**What to do:** Extract the first line through the line containing "const KN_PER_KIP = 4.448222;" from the listing below, exactly as written.
"""
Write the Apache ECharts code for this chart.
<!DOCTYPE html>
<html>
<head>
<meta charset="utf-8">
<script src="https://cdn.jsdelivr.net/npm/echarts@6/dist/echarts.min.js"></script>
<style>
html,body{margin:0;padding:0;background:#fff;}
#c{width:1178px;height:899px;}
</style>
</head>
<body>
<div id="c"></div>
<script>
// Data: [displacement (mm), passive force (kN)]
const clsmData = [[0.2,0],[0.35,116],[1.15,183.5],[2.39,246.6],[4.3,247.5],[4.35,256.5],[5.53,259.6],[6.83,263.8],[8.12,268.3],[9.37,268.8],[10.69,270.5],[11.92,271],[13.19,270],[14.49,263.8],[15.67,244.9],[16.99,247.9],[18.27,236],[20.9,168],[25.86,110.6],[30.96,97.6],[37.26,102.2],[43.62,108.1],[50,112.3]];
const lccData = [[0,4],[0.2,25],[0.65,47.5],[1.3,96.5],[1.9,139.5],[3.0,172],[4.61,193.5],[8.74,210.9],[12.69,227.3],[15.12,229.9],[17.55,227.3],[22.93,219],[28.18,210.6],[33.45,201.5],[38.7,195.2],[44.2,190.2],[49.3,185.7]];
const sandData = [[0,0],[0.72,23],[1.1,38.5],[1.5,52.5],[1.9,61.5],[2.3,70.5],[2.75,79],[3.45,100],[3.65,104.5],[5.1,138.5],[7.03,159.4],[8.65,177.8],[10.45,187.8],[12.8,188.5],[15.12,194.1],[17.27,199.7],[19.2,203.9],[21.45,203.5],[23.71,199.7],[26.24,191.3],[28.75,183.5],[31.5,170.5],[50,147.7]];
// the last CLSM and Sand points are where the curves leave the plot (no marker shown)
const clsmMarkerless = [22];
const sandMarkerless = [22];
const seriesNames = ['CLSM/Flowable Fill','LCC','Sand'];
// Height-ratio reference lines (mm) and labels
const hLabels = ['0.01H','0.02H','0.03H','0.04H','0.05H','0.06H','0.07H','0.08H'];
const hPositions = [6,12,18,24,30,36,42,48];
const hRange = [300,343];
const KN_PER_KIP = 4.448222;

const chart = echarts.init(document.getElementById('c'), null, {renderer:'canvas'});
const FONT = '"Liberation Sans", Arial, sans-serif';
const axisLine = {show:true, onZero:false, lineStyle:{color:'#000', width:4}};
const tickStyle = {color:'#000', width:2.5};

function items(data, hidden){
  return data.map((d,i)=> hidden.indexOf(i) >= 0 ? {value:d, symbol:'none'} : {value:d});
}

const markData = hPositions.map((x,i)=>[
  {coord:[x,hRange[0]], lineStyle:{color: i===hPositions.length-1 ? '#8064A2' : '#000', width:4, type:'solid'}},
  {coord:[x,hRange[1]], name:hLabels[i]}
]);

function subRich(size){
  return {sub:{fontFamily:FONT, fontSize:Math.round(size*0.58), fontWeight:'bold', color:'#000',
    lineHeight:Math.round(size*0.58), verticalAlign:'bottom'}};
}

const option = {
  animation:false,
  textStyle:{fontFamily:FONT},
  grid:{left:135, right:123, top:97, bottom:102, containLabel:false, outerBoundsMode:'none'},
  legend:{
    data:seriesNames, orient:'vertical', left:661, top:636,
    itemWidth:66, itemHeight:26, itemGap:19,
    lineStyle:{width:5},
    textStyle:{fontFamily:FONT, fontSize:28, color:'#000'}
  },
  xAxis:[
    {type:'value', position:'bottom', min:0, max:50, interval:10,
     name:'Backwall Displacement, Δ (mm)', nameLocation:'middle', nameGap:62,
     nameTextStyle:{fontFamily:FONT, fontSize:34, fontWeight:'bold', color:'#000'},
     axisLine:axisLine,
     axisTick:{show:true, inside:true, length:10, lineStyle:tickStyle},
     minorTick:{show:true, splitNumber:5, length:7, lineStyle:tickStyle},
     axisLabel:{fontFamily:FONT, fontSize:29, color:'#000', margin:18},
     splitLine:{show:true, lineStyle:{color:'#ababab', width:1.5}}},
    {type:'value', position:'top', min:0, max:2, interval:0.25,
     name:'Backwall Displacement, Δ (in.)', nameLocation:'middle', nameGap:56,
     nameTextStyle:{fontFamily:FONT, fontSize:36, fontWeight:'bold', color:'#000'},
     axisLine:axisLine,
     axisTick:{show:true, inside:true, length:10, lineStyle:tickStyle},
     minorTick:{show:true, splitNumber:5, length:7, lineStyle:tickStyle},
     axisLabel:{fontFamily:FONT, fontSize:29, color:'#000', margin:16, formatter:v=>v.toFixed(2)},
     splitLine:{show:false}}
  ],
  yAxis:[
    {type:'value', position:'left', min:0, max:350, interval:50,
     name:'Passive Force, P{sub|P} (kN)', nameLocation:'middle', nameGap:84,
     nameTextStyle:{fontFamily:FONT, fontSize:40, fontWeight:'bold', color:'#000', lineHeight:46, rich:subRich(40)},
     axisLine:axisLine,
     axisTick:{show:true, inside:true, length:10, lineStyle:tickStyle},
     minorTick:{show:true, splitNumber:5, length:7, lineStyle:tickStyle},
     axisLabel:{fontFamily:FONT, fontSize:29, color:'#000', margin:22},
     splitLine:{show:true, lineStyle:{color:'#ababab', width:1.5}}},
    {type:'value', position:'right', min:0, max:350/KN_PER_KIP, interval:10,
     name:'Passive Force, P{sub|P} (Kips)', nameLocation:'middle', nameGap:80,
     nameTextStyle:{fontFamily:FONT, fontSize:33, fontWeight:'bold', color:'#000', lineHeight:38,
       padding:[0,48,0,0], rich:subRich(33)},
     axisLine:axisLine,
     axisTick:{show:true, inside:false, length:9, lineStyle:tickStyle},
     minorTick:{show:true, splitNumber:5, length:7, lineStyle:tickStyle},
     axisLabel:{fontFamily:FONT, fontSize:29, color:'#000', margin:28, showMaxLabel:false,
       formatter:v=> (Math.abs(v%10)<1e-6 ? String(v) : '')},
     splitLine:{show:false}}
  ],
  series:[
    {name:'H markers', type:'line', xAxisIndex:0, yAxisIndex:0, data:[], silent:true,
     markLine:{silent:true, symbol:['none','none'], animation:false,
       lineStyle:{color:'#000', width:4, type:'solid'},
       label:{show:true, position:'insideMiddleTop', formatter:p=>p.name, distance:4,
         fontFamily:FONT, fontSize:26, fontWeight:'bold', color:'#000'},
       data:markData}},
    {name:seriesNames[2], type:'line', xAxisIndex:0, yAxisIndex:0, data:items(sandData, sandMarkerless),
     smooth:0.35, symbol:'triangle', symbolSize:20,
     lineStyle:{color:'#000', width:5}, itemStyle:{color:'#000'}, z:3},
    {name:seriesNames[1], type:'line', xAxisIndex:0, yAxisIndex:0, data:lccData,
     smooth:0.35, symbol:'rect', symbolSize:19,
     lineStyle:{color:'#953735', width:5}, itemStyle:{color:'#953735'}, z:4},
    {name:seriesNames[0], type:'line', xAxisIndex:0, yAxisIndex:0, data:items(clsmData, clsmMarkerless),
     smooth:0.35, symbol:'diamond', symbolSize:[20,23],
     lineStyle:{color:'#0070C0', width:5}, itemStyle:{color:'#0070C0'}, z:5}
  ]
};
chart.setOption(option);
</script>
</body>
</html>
"""
**Result:**
Write the Apache ECharts code for this chart.
<!DOCTYPE html>
<html>
<head>
<meta charset="utf-8">
<script src="https://cdn.jsdelivr.net/npm/echarts@6/dist/echarts.min.js"></script>
<style>
html,body{margin:0;padding:0;background:#fff;}
#c{width:1178px;height:899px;}
</style>
</head>
<body>
<div id="c"></div>
<script>
// Data: [displacement (mm), passive force (kN)]
const clsmData = [[0.2,0],[0.35,116],[1.15,183.5],[2.39,246.6],[4.3,247.5],[4.35,256.5],[5.53,259.6],[6.83,263.8],[8.12,268.3],[9.37,268.8],[10.69,270.5],[11.92,271],[13.19,270],[14.49,263.8],[15.67,244.9],[16.99,247.9],[18.27,236],[20.9,168],[25.86,110.6],[30.96,97.6],[37.26,102.2],[43.62,108.1],[50,112.3]];
const lccData = [[0,4],[0.2,25],[0.65,47.5],[1.3,96.5],[1.9,139.5],[3.0,172],[4.61,193.5],[8.74,210.9],[12.69,227.3],[15.12,229.9],[17.55,227.3],[22.93,219],[28.18,210.6],[33.45,201.5],[38.7,195.2],[44.2,190.2],[49.3,185.7]];
const sandData = [[0,0],[0.72,23],[1.1,38.5],[1.5,52.5],[1.9,61.5],[2.3,70.5],[2.75,79],[3.45,100],[3.65,104.5],[5.1,138.5],[7.03,159.4],[8.65,177.8],[10.45,187.8],[12.8,188.5],[15.12,194.1],[17.27,199.7],[19.2,203.9],[21.45,203.5],[23.71,199.7],[26.24,191.3],[28.75,183.5],[31.5,170.5],[50,147.7]];
// the last CLSM and Sand points are where the curves leave the plot (no marker shown)
const clsmMarkerless = [22];
const sandMarkerless = [22];
const seriesNames = ['CLSM/Flowable Fill','LCC','Sand'];
// Height-ratio reference lines (mm) and labels
const hLabels = ['0.01H','0.02H','0.03H','0.04H','0.05H','0.06H','0.07H','0.08H'];
const hPositions = [6,12,18,24,30,36,42,48];
const hRange = [300,343];
const KN_PER_KIP = 4.448222;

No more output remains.